Diagram on vowel sounds from the Bell System Technical Journal, published by the American Telephone and Telegraph Company. I am taken by the way that “father” sits between two different visions of collectivity. A multiplicity of bodies (“team”) and aqueous indistinction (“pool”).45

Only consonants are written out in the Torah. Vowels remain unseen, like those children, cast off.

Johann Gottfried Herder had an explanation in this regard. Writing about ancient Hebrew speakers, the German philosopher argued that their “pronunciation was so alive and finely articulated, their breath so spiritual and etherlike that it evaporated and eluded containment in letters”. 46 Divinity lives on in the vowel, a sound whose liveliness resists even the most ornamental script. And this myth lives into the present. For David Abram, the space held open by absent vowels were lacunae to anchor language to the phenomenal self.

The invisible air, the same mystery that animates the visible terrain, was also needed to animate the visible letters, to make them come alive and to speak. The letters themselves thus remained overtly dependent upon the elemental, corporeal life-world—they were activated by the very breath of that world, and could not be cut off from that world without losing all of their power. In this manner the absence of written vowels ensured that Hebrew language and tradition remained open to the power of that which exceeds the strictly human community—it ensured that the Hebraic sensibility would remain rooted, however tenuously, in the animate earth.47

English vowels are graphic, but their phonology is equally effervescent. While the Latin alphabet — not counting diphthongs — only recognises A, E, I, O, U, maybe Y, the International Phonetic Alphabet puts the number of voiced vowels in English at twenty plus, depending on your accent. The Great Vowel Shift, which occurred over three centuries, unmoored anglophone speech from its written past. “The language of Shakspere has departed from us”, wrote Alexander J. Ellis in 1869, in a spelling of “Shakespeare” since departed too, “and has to be acquired as a new tongue, without the aid of a living teacher.”48 According to a theory that once kept English departments busy, poetry written before the fifteenth century had its “sounds swallowed by the inexorable forces of language change and phonetic drift”.49 Vowels ebb and drift beyond human recollection.

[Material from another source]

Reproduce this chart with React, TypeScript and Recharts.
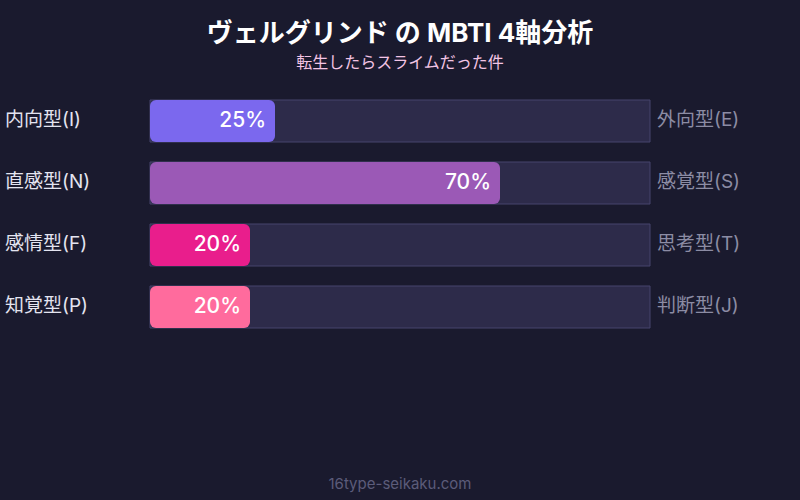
import React from 'react';
import { BarChart, Bar, XAxis, YAxis, Cell, LabelList } from 'recharts';

const leftLabels = ['内向型(I)', '直感型(N)', '感情型(F)', '知覚型(P)'];
const rightLabels = ['外向型(E)', '感覚型(S)', '思考型(T)', '判断型(J)'];
const values = [25, 70, 20, 20];
const barColors = ['#7b68ee', '#9b59b6', '#e91e8c', '#ff6b9d'];

const data = leftLabels.map((left, i) => ({
  left,
  right: rightLabels[i],
  value: values[i],
}));

const FONT = "Inter, 'Noto Sans CJK JP', sans-serif";

const LeftTick = ({ y, payload }: any) => (
  <text x={5} y={y} dy={5} fill="#e4e4f0" fontSize={19} fontFamily={FONT} textAnchor="start">
    {payload.value}
  </text>
);

const RightTick = ({ x, y, payload }: any) => (
  <text x={x - 1} y={y} dy={5} fill="#8c8ca4" fontSize={19} fontFamily={FONT} textAnchor="start">
    {payload.value}
  </text>
);

const ValueLabel = ({ x, y, width, height, value }: any) => (
  <text
    x={x + width - 9}
    y={y + height / 2}
    dy={6}
    fill="#ffffff"
    fontSize={21}
    fontWeight={500}
    fontFamily={FONT}
    textAnchor="end"
  >
    {`${value}%`}
  </text>
);

export default function App() {
  return (
    <div
      style={{
        position: 'fixed',
        top: 0,
        left: 0,
        width: 800,
        height: 500,
        background: '#1a1a2e',
        fontFamily: FONT,
      }}
    >
      <div
        style={{
          position: 'absolute',
          top: 12,
          width: 800,
          textAlign: 'center',
          color: '#ffffff',
          fontSize: 26,
          fontWeight: 700,
        }}
      >
        ヴェルグリンド の MBTI 4軸分析
      </div>
      <div
        style={{
          position: 'absolute',
          top: 49,
          width: 800,
          textAlign: 'center',
          color: '#f3c4e4',
          fontSize: 16,
        }}
      >
        転生したらスライムだった件
      </div>
      <BarChart
        width={800}
        height={500}
        data={data}
        layout="vertical"
        margin={{ top: 90, right: 149, left: 149, bottom: 162 }}
        barCategoryGap={10}
      >
        <XAxis type="number" domain={[0, 100]} hide />
        <YAxis
          yAxisId="left"
          type="category"
          dataKey="left"
          width={1}
          axisLine={false}
          tickLine={false}
          tick={<LeftTick />}
        />
        <YAxis
          yAxisId="right"
          orientation="right"
          type="category"
          dataKey="right"
          width={1}
          axisLine={false}
          tickLine={false}
          tick={<RightTick />}
        />
        <Bar
          yAxisId="left"
          dataKey="value"
          radius={6}
          isAnimationActive={false}
          background={{ fill: '#2d2b4a', stroke: '#47456c', strokeWidth: 1 }}
        >
          {data.map((_d, i) => (
            <Cell key={i} fill={barColors[i]} />
          ))}
          <LabelList dataKey="value" content={<ValueLabel />} />
        </Bar>
      </BarChart>
      <div
        style={{
          position: 'absolute',
          top: 474,
          width: 800,
          textAlign: 'center',
          color: '#5c5c7a',
          fontSize: 15,
        }}
      >
        16type-seikaku.com
      </div>
    </div>
  );
}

Yet consonants remain like sea-shaped glass, refashioned yet retrievable.

In an 1838 letter to his sister Helena Louisa, Thoreau begins a commentary on vocalic nationalism with a bit of throat-clearing: “Ahem! As no one can tell what was the Roman pronunciation, each nation makes the Latin conform, for the most part, to the rules of its own language; so that with us, of the vowels, only å has a peculiar sound”.50 Poet Robert Duncan did not need to Shakespeare or Latin to find the process at work. “I start with the word ‘Father,’ and since I compose the by the tone-leading of vowels, the vowels are notes of a scale… They are the least lasting sounds in our language; even in my lifetime, the sound of my vowels alters.”51 Both Thoreau and Duncan affirm the principle of vowel shift, these sounds’ liquid nature. Yet each also locates this shift in relation to a centering power: the state, in Thoreau’s case, the father-as-origin for Duncan. Vowels have, for centuries, inspired fantasies of fixity — inseparable from questions of nationalism, the fatherland, and monarchical or dictatorial power.

V. AEIOU

“7 given things that totally influenced me and that I thot [sic] of as part of everyone’s ordinary experience… 2) the scene in Disney’s Alice in Wonderland where the caterpillar makes letters out of smoke which float thru the air as he sings the vowels in the alphabet.” — bpNichol52

Despite their coyness, vowels appear in magical kinds of thinking, spells encrypted on the movements of spelling, and people, often men, who try to harness this magic for domination and control. Rather than signing his name, the Habsburg Holy Roman emperor Frederick III employed a string of letters: A.E.I.O.U. Historians have long found the formulation puzzling. Some think it is an initialism for Austriae est imperare orbi universo (all the world is subject to Austria).53 Others believe Frederick simply meant to signify his judicial strength: amor electis, iniustis ordinor ultor (I am loved by the electorate, appointed punisher of the unrighteous).54 No matter the meaning — some claim there are more than three hundred viable interpretations — these vowels became a shorthand for the power of one over many.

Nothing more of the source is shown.